Les conséquences ne sont pas bien importantes, là non plus. Toutefois, ne pas donner son quitus peut être perçu par le syndic comme un acte de méfiance de la part de l’assemblée. Il y a quelques décennies, avant que la crise n’arrive, certains syndics qui se voyaient refuser le quitus n’hésitaient pas à  rendre leur tablier  et quitter la séance, laissant probablement le syndicat des copropriétaires en grand désarroi.Ceci n’arrive plus – à ma connaissance – aujourd’hui. Ne pas recevoir quitus, ca ne fait jamais plaisir, mais cela n’a aucune conséquence pour le syndic, celui-ci doit donc poursuivre la gestion de l’ immeuble normalement.

 

En conséquence, faut-il donner ou non son quitus ?

 

Et bien peu importe. C’est surtout l’aspect psychologique qui compte ici. Ne pas donner quitus à un nouveau syndic qui vient d’être choisi par le syndicat des copropriétaires, c’est un peu curieux, c’est comme lui dire « nous vous avons choisi mais nous ne vous faisons pas vraiment confiance ». Difficile de commencer une relation pour du long terme dans ces conditions.  Le plus sage, à mon sens, et de donner votre quitus lors du renouvellement de votre syndic, et de le refuser en cas de changement. Si votre syndic est un professionnel avisé, qu’une relation de confiance s’est établie entre lui et les copropriétaires ou le conseil syndical, refuser de lui donner quitus n’a pas grand sens, d’autant qu’en cas d’erreur involontaire de gestion il saura la rectifier, et que sinon, en cas de réel contentieux,  les actions civiles ou commerciales vous resteront ouvertes.

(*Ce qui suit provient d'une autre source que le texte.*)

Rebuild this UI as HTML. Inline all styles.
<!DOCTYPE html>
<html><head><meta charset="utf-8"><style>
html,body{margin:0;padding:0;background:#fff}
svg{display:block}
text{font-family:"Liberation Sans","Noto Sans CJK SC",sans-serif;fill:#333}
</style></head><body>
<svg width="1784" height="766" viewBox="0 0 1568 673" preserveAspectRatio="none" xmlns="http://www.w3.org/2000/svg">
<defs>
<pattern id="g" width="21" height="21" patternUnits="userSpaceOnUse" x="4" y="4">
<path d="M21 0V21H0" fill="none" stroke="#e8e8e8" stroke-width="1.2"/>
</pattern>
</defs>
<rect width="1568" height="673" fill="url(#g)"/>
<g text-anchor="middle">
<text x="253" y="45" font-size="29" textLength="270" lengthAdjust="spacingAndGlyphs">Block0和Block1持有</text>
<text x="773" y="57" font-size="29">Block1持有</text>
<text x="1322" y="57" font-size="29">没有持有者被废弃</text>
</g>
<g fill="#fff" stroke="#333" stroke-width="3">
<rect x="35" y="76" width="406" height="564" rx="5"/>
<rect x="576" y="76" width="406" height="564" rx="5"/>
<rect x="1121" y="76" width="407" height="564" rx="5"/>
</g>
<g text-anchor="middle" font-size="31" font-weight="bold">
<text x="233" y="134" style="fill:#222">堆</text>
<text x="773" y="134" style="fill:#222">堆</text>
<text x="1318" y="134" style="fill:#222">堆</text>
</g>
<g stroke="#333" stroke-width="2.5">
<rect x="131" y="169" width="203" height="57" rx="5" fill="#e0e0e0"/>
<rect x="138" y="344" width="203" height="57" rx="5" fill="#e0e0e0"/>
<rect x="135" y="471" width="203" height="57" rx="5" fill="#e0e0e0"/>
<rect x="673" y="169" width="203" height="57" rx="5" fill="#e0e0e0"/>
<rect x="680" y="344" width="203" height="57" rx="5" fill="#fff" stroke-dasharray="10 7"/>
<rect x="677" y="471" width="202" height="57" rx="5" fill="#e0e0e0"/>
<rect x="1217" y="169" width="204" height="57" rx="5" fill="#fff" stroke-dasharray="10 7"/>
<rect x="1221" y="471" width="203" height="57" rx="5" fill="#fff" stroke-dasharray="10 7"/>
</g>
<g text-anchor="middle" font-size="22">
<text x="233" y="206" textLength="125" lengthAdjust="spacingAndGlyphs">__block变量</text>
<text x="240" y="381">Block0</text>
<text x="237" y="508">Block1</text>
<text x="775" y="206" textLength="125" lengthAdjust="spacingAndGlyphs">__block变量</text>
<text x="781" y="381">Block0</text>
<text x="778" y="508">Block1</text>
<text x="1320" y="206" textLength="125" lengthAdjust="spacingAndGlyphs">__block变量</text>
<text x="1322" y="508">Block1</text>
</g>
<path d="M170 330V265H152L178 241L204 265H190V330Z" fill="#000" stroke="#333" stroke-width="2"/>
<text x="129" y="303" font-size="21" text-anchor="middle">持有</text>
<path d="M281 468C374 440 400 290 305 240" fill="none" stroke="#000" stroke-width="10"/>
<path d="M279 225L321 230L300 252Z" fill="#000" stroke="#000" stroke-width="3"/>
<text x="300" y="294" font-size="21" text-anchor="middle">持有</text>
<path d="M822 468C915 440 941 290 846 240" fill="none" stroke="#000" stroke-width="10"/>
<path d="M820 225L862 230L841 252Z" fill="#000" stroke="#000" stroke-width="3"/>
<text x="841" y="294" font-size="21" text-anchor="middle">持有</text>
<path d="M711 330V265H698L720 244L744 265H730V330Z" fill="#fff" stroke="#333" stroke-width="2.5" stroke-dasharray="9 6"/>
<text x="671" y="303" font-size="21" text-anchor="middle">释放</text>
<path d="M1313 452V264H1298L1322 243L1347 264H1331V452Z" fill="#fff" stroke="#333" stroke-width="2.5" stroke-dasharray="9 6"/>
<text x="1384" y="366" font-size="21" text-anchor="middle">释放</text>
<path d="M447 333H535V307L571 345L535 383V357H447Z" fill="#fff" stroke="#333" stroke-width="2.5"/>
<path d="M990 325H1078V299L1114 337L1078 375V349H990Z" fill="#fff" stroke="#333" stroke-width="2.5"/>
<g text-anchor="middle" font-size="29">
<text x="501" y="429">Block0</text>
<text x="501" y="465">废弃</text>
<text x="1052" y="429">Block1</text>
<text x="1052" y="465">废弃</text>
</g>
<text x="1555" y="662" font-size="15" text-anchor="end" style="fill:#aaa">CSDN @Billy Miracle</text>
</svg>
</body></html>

Si au contraire vos relations sont tendues avec votre syndic et que le Conseil suspecte des erreurs réelles, il convient de le refuser, voire l’assigner en réparation, et de le quitter pour un autre syndic .

 

 

 


[i] Cass, chambre civile 3ème, 23.06.1999, pourvoi n° 97-17085

[ii] Cass, Chambre civile 3 ème, 11.02.2009, pourvoi n° 07-18910.

[iii] Cass, Chambre civile 3ème, 27.03.2008, pourvoi n°07-10191.

[iv] CA Versailles 04/06/1986, Rev. Loy. 1986-323.